**Provided data**:
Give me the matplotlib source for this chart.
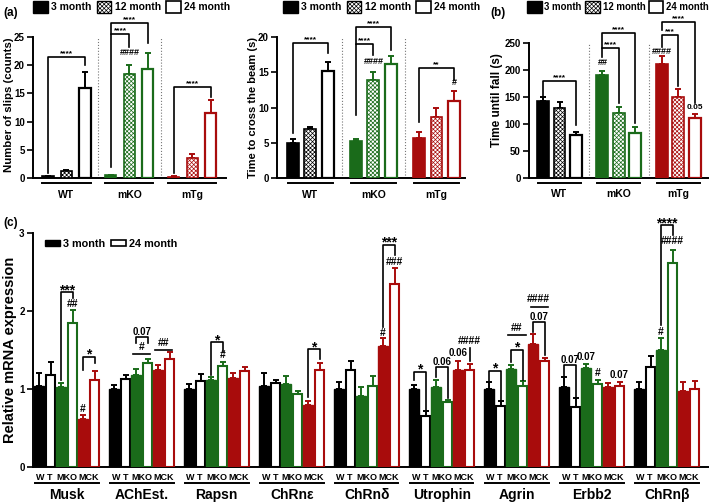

--

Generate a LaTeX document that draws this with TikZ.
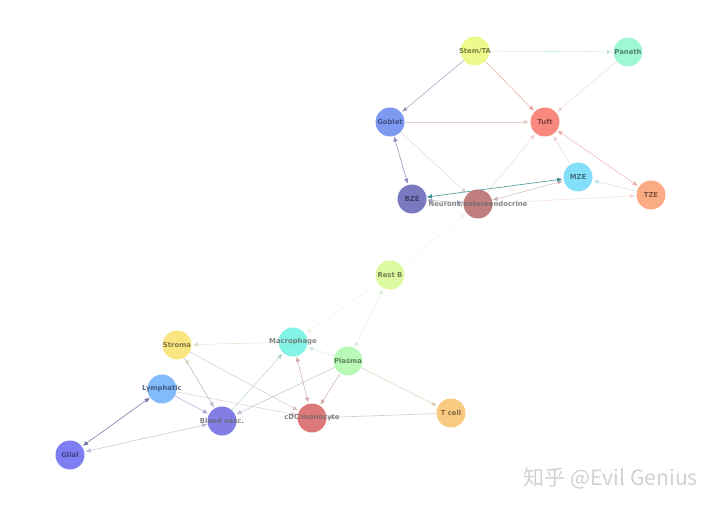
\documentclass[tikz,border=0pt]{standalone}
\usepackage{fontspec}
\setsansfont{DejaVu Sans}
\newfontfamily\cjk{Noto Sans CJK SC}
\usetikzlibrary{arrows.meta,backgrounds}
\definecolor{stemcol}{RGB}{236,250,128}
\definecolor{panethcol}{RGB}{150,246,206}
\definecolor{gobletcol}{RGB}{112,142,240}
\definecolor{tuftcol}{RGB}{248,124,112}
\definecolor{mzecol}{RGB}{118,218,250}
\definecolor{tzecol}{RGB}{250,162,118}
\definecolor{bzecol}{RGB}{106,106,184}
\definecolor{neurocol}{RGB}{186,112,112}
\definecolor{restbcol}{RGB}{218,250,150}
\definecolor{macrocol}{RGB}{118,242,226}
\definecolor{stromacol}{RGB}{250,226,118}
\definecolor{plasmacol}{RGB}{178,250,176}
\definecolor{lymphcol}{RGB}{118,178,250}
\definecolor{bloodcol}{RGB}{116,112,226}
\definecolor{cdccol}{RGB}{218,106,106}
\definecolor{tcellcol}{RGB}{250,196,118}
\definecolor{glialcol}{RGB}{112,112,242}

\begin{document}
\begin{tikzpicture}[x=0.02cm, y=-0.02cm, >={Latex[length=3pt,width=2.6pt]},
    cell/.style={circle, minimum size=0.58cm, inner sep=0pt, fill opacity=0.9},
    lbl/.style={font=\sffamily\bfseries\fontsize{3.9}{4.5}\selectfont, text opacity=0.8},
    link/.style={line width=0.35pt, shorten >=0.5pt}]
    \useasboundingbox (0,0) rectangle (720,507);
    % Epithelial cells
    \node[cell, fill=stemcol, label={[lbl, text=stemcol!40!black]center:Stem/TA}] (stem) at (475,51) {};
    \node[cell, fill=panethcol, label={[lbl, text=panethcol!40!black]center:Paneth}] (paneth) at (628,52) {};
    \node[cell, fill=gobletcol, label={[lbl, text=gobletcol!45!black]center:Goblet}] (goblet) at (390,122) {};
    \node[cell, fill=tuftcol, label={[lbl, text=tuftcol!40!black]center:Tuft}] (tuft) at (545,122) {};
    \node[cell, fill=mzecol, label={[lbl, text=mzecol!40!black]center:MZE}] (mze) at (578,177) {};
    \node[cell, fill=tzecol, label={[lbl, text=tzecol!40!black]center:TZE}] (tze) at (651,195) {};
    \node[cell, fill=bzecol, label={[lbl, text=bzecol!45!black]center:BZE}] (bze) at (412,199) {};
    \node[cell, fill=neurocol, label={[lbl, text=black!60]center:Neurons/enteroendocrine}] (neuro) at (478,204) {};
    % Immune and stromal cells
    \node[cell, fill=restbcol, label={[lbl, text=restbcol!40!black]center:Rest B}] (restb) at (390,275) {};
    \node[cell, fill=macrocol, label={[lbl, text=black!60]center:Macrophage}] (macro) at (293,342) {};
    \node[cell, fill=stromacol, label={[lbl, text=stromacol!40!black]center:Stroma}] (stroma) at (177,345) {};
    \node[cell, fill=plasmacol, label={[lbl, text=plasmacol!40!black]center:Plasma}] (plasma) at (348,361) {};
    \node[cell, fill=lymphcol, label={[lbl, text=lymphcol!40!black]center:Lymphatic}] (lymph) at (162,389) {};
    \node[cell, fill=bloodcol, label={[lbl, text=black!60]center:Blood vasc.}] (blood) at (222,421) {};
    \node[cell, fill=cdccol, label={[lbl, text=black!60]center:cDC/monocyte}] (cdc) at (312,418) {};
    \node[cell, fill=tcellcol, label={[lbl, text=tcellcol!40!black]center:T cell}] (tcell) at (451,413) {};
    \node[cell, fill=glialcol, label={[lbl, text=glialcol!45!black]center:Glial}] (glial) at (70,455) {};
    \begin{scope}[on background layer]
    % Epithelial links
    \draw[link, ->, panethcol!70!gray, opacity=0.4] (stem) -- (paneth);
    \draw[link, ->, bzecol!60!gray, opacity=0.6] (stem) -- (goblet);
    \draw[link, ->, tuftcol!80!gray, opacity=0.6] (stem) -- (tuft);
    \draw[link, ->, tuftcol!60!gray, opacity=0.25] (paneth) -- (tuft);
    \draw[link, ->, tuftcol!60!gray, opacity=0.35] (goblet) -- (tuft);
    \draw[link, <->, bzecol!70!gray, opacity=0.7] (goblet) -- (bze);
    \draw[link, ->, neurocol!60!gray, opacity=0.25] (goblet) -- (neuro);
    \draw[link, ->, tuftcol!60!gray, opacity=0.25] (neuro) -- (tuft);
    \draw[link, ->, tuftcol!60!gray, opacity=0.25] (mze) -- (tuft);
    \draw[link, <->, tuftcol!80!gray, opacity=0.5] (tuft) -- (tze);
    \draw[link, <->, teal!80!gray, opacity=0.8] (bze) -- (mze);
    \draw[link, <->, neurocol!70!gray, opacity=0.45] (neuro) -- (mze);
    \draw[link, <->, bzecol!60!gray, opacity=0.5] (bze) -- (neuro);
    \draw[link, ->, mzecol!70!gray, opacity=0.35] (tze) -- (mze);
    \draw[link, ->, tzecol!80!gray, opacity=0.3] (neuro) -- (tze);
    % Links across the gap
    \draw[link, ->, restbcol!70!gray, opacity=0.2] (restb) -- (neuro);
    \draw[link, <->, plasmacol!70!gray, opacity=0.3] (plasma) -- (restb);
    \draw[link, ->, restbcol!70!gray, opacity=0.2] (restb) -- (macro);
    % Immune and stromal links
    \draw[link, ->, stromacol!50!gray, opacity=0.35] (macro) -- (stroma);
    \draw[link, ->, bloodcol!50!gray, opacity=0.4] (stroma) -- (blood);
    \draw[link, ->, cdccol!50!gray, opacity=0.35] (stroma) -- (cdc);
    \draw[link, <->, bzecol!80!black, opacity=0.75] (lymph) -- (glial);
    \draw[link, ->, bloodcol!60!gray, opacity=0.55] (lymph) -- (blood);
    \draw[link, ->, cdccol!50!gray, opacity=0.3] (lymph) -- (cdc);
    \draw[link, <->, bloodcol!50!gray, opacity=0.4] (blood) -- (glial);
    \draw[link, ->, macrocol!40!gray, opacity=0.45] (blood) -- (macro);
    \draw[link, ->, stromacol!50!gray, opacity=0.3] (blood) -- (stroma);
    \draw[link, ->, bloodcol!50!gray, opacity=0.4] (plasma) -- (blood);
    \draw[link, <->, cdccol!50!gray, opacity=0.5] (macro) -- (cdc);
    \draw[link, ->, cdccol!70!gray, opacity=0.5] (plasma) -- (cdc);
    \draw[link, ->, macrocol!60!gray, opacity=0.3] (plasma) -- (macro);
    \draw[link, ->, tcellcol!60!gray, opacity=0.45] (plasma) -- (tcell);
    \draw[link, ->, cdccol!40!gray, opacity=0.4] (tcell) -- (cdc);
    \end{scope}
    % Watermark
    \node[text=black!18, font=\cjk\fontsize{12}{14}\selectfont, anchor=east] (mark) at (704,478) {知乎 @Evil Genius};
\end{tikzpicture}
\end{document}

**To be done**: Determine the number of lines in the listing that contain the string "this". Write that number and nothing else.

**Correct answer**: 2